* _Stated exercise_
Pictures within the data are to be left out; everything else must be reproduced exactly.

■ ■ ■ ■ ■ ■ ■

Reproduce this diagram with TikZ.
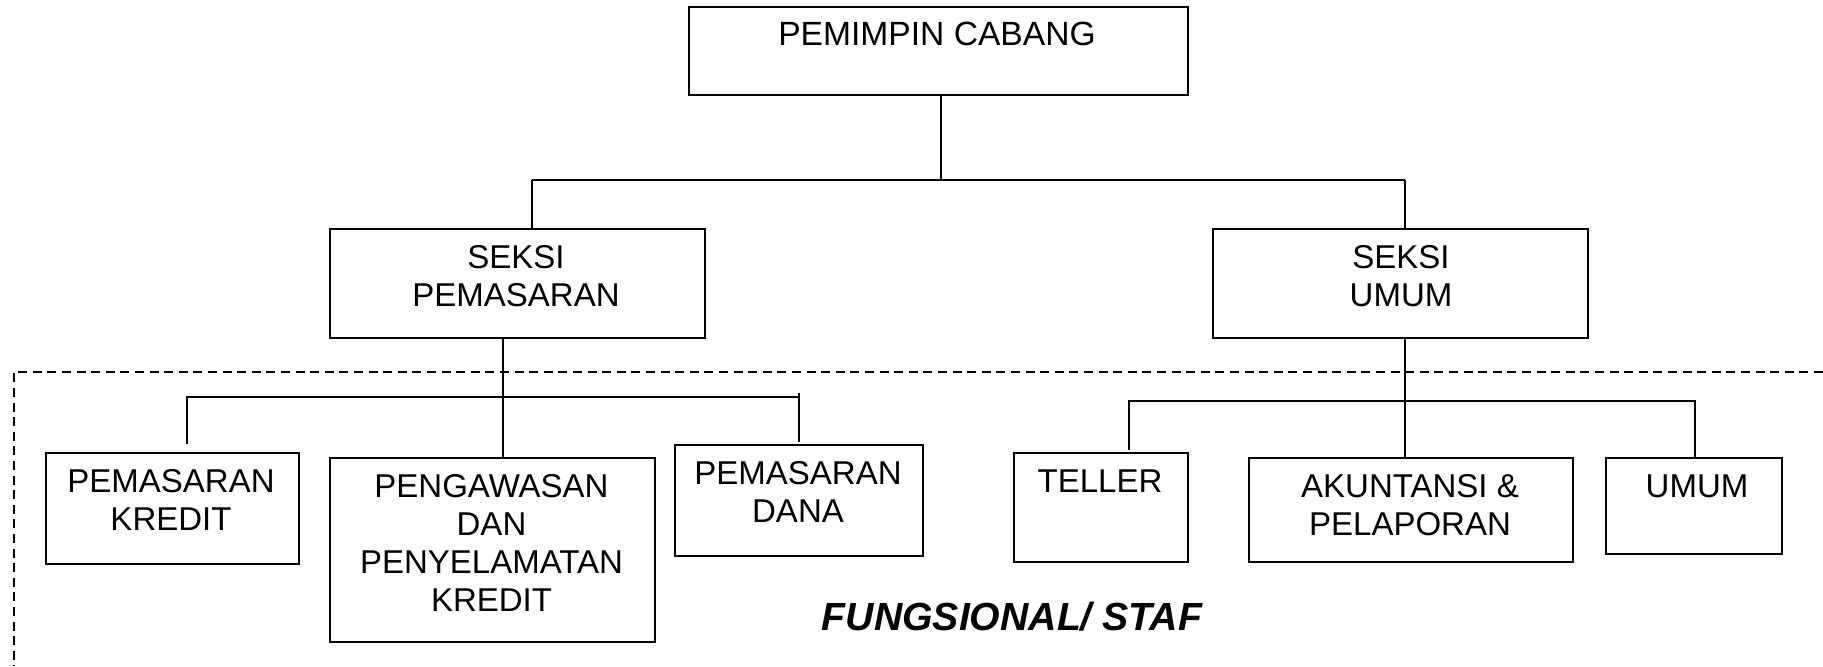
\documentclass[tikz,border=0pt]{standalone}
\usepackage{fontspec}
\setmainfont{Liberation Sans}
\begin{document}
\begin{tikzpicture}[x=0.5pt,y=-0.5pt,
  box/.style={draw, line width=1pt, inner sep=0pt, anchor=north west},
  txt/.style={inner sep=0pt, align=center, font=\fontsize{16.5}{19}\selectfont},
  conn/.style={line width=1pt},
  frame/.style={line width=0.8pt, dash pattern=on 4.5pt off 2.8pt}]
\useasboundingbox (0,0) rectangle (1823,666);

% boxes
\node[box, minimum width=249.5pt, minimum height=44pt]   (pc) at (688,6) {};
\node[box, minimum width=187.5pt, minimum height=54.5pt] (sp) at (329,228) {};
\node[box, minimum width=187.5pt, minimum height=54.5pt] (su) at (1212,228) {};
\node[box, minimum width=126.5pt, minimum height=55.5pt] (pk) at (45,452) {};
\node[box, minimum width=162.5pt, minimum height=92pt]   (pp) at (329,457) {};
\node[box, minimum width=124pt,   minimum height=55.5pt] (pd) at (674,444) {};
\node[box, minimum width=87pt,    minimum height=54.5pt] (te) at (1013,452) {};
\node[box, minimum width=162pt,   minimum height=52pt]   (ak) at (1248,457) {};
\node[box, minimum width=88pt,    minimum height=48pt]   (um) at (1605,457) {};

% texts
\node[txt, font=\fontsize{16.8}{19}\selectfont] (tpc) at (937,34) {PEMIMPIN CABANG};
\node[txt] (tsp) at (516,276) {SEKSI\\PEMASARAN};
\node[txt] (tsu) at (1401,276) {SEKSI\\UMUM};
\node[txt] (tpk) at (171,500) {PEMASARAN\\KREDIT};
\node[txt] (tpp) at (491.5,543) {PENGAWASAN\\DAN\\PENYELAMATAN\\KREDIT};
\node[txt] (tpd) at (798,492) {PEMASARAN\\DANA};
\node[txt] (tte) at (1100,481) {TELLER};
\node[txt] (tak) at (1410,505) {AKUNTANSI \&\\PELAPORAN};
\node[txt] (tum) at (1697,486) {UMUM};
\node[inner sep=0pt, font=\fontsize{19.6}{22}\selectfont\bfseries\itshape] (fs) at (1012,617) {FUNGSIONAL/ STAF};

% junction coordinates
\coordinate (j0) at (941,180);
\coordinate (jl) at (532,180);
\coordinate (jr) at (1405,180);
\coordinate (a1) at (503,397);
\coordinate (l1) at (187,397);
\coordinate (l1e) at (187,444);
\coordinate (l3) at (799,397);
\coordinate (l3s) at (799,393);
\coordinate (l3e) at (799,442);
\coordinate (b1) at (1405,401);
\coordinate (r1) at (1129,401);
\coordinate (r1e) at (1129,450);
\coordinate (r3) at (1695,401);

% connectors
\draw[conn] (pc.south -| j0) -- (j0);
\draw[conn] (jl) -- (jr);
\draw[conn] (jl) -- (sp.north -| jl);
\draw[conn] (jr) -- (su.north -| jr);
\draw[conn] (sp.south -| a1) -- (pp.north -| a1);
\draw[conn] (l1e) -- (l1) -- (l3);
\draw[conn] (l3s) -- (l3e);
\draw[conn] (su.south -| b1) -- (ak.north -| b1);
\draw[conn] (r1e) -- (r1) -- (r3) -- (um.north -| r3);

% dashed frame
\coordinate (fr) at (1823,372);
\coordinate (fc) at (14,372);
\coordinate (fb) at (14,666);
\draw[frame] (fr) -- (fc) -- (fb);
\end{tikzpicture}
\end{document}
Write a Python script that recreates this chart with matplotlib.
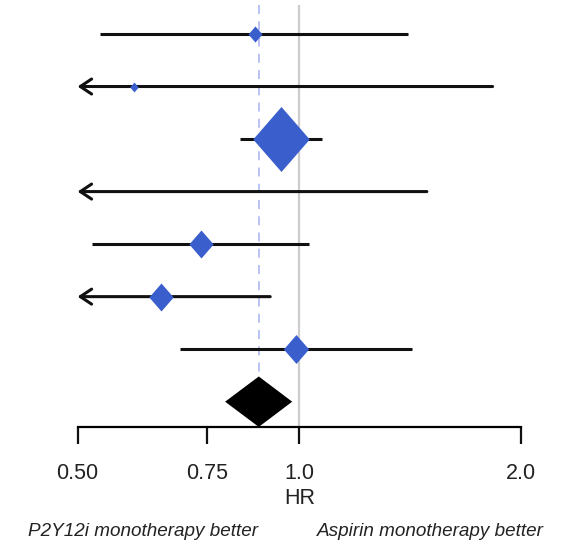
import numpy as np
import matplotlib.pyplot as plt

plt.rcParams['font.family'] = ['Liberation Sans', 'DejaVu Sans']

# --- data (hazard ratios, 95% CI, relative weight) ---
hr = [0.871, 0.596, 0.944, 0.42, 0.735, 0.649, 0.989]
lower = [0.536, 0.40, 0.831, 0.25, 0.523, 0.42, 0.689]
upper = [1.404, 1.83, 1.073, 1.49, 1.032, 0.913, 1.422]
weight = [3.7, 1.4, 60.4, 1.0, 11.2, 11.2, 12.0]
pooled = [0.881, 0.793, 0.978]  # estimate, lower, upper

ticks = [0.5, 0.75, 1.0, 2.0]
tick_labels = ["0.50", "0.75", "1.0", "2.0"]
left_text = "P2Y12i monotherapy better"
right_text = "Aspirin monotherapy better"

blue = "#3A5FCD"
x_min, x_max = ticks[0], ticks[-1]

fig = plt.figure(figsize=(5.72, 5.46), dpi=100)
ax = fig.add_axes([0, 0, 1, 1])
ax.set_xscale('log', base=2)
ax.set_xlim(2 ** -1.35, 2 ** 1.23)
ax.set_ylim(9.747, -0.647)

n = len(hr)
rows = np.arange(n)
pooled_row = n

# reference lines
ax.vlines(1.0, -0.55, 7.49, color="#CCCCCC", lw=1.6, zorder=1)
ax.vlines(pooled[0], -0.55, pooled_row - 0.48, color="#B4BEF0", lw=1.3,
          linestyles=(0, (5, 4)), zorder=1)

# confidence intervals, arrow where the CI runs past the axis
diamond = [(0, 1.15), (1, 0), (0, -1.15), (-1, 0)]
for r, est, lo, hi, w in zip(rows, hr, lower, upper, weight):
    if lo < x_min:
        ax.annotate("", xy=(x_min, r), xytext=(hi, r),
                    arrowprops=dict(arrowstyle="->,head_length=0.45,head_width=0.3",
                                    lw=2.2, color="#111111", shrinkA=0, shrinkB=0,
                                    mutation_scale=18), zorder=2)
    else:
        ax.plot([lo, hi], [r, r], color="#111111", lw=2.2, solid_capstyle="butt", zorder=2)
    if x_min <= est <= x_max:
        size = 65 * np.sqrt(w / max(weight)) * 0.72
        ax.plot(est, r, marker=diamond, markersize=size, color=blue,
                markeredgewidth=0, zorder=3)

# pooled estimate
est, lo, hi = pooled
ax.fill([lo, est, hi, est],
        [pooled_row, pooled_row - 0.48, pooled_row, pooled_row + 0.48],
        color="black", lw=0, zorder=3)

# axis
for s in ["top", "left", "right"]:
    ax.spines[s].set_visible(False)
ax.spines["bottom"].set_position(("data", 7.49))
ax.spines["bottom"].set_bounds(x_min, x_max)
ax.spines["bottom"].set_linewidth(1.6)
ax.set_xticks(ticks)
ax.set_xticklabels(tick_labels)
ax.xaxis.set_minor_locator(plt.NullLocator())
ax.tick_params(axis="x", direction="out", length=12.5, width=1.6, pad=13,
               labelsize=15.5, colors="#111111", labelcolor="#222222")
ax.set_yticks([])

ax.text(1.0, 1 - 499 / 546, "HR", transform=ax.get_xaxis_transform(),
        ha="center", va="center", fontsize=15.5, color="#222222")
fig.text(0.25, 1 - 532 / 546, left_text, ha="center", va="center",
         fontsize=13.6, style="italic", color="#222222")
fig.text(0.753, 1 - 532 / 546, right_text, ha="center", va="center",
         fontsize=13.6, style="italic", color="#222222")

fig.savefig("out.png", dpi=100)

■ ■ ■ ■ ■ ■ ■

* _Complete answer_
Reproduce this diagram with TikZ.
\documentclass[tikz,border=0pt]{standalone}
\usepackage{fontspec}
\setmainfont{Liberation Sans}
\begin{document}
\begin{tikzpicture}[x=0.5pt,y=-0.5pt,
  box/.style={draw, line width=1pt, inner sep=0pt, anchor=north west},
  txt/.style={inner sep=0pt, align=center, font=\fontsize{16.5}{19}\selectfont},
  conn/.style={line width=1pt},
  frame/.style={line width=0.8pt, dash pattern=on 4.5pt off 2.8pt}]
\useasboundingbox (0,0) rectangle (1823,666);

% boxes
\node[box, minimum width=249.5pt, minimum height=44pt]   (pc) at (688,6) {};
\node[box, minimum width=187.5pt, minimum height=54.5pt] (sp) at (329,228) {};
\node[box, minimum width=187.5pt, minimum height=54.5pt] (su) at (1212,228) {};
\node[box, minimum width=126.5pt, minimum height=55.5pt] (pk) at (45,452) {};
\node[box, minimum width=162.5pt, minimum height=92pt]   (pp) at (329,457) {};
\node[box, minimum width=124pt,   minimum height=55.5pt] (pd) at (674,444) {};
\node[box, minimum width=87pt,    minimum height=54.5pt] (te) at (1013,452) {};
\node[box, minimum width=162pt,   minimum height=52pt]   (ak) at (1248,457) {};
\node[box, minimum width=88pt,    minimum height=48pt]   (um) at (1605,457) {};

% texts
\node[txt, font=\fontsize{16.8}{19}\selectfont] (tpc) at (937,34) {PEMIMPIN CABANG};
\node[txt] (tsp) at (516,276) {SEKSI\\PEMASARAN};
\node[txt] (tsu) at (1401,276) {SEKSI\\UMUM};
\node[txt] (tpk) at (171,500) {PEMASARAN\\KREDIT};
\node[txt] (tpp) at (491.5,543) {PENGAWASAN\\DAN\\PENYELAMATAN\\KREDIT};
\node[txt] (tpd) at (798,492) {PEMASARAN\\DANA};
\node[txt] (tte) at (1100,481) {TELLER};
\node[txt] (tak) at (1410,505) {AKUNTANSI \&\\PELAPORAN};
\node[txt] (tum) at (1697,486) {UMUM};
\node[inner sep=0pt, font=\fontsize{19.6}{22}\selectfont\bfseries\itshape] (fs) at (1012,617) {FUNGSIONAL/ STAF};

% junction coordinates
\coordinate (j0) at (941,180);
\coordinate (jl) at (532,180);
\coordinate (jr) at (1405,180);
\coordinate (a1) at (503,397);
\coordinate (l1) at (187,397);
\coordinate (l1e) at (187,444);
\coordinate (l3) at (799,397);
\coordinate (l3s) at (799,393);
\coordinate (l3e) at (799,442);
\coordinate (b1) at (1405,401);
\coordinate (r1) at (1129,401);
\coordinate (r1e) at (1129,450);
\coordinate (r3) at (1695,401);

% connectors
\draw[conn] (pc.south -| j0) -- (j0);
\draw[conn] (jl) -- (jr);
\draw[conn] (jl) -- (sp.north -| jl);
\draw[conn] (jr) -- (su.north -| jr);
\draw[conn] (sp.south -| a1) -- (pp.north -| a1);
\draw[conn] (l1e) -- (l1) -- (l3);
\draw[conn] (l3s) -- (l3e);
\draw[conn] (su.south -| b1) -- (ak.north -| b1);
\draw[conn] (r1e) -- (r1) -- (r3) -- (um.north -| r3);

% dashed frame
\coordinate (fr) at (1823,372);
\coordinate (fc) at (14,372);
\coordinate (fb) at (14,666);
\draw[frame] (fr) -- (fc) -- (fb);
\end{tikzpicture}
\end{document}
Write a Python script that recreates this chart with matplotlib.
import numpy as np
import matplotlib.pyplot as plt

plt.rcParams['font.family'] = ['Liberation Sans', 'DejaVu Sans']

# --- data (hazard ratios, 95% CI, relative weight) ---
hr = [0.871, 0.596, 0.944, 0.42, 0.735, 0.649, 0.989]
lower = [0.536, 0.40, 0.831, 0.25, 0.523, 0.42, 0.689]
upper = [1.404, 1.83, 1.073, 1.49, 1.032, 0.913, 1.422]
weight = [3.7, 1.4, 60.4, 1.0, 11.2, 11.2, 12.0]
pooled = [0.881, 0.793, 0.978]  # estimate, lower, upper

ticks = [0.5, 0.75, 1.0, 2.0]
tick_labels = ["0.50", "0.75", "1.0", "2.0"]
left_text = "P2Y12i monotherapy better"
right_text = "Aspirin monotherapy better"

blue = "#3A5FCD"
x_min, x_max = ticks[0], ticks[-1]

fig = plt.figure(figsize=(5.72, 5.46), dpi=100)
ax = fig.add_axes([0, 0, 1, 1])
ax.set_xscale('log', base=2)
ax.set_xlim(2 ** -1.35, 2 ** 1.23)
ax.set_ylim(9.747, -0.647)

n = len(hr)
rows = np.arange(n)
pooled_row = n

# reference lines
ax.vlines(1.0, -0.55, 7.49, color="#CCCCCC", lw=1.6, zorder=1)
ax.vlines(pooled[0], -0.55, pooled_row - 0.48, color="#B4BEF0", lw=1.3,
          linestyles=(0, (5, 4)), zorder=1)

# confidence intervals, arrow where the CI runs past the axis
diamond = [(0, 1.15), (1, 0), (0, -1.15), (-1, 0)]
for r, est, lo, hi, w in zip(rows, hr, lower, upper, weight):
    if lo < x_min:
        ax.annotate("", xy=(x_min, r), xytext=(hi, r),
                    arrowprops=dict(arrowstyle="->,head_length=0.45,head_width=0.3",
                                    lw=2.2, color="#111111", shrinkA=0, shrinkB=0,
                                    mutation_scale=18), zorder=2)
    else:
        ax.plot([lo, hi], [r, r], color="#111111", lw=2.2, solid_capstyle="butt", zorder=2)
    if x_min <= est <= x_max:
        size = 65 * np.sqrt(w / max(weight)) * 0.72
        ax.plot(est, r, marker=diamond, markersize=size, color=blue,
                markeredgewidth=0, zorder=3)

# pooled estimate
est, lo, hi = pooled
ax.fill([lo, est, hi, est],
        [pooled_row, pooled_row - 0.48, pooled_row, pooled_row + 0.48],
        color="black", lw=0, zorder=3)

# axis
for s in ["top", "left", "right"]:
    ax.spines[s].set_visible(False)
ax.spines["bottom"].set_position(("data", 7.49))
ax.spines["bottom"].set_bounds(x_min, x_max)
ax.spines["bottom"].set_linewidth(1.6)
ax.set_xticks(ticks)
ax.set_xticklabels(tick_labels)
ax.xaxis.set_minor_locator(plt.NullLocator())
ax.tick_params(axis="x", direction="out", length=12.5, width=1.6, pad=13,
               labelsize=15.5, colors="#111111", labelcolor="#222222")
ax.set_yticks([])

ax.text(1.0, 1 - 499 / 546, "HR", transform=ax.get_xaxis_transform(),
        ha="center", va="center", fontsize=15.5, color="#222222")
fig.text(0.25, 1 - 532 / 546, left_text, ha="center", va="center",
         fontsize=13.6, style="italic", color="#222222")
fig.text(0.753, 1 - 532 / 546, right_text, ha="center", va="center",
         fontsize=13.6, style="italic", color="#222222")

fig.savefig("out.png", dpi=100)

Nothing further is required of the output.